10 Comments
User's avatar
ToxSec's avatar

As always, AMA!

ToxSec's avatar

three chinese labs just ran the largest model distillation attack we've seen. 24k fake accounts, 16 million queries, all targeting Claude's chain-of-thought reasoning. the student models came out dangerous.

the playbook is elegant. spin up a hydra cluster of burner accounts across residential proxies, flood precision prompts that force full reasoning traces, harvest the pairs, fine-tune a smaller model. skips millions in pre-training compute. closes 80-90% of the frontier capability gap on agentic coding and tool use.

anthropic fingerprints the patterns now and sloppy crews get smoked fast. but patient operators who randomize phrasing and distribute load wide still walk through the front door. the arms race didn't end. we wrote the full red team breakdown.

John Holman's avatar

Damn dude 😳🤯… idgaf who’s on their team as long as you are on ours Tox

ToxSec's avatar

hah! you should see my alias i don’t talk about 😛

thanks John! appreciate it a ton!

John Holman's avatar

Hahaha oh and dude you got a new fan, Sage hasn’t stopped talking about you since he read your substack and sent that message.

ToxSec's avatar

hahaha love to hear that!!

John Holman's avatar

Haha anytime brother ! And I’m looking forward to hearing all about the alter ego one of these days 😜. You mentioned fingerprinting, I had never heard that term outside our sentinels.
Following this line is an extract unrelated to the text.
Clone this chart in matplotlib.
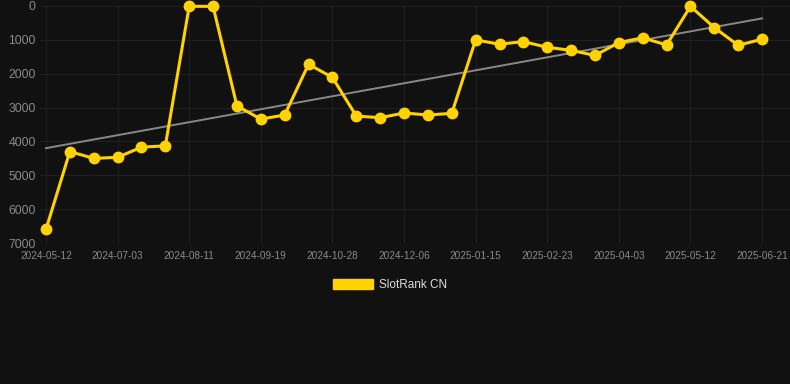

Sage and the team built something similar into Aeon to protect kids first then the system itself second. Not content moderation as much as tone and usage.

ToxSec's avatar

yeah for sure! i know i still owe you a detailed response on dm. it’s litterally in my notes to respond, i just need to get off call at work. the sentinels look awesome every time oil hear it

Mia Kiraki 🎭's avatar

I swear!!!

ToxSec's avatar

hahaha 😝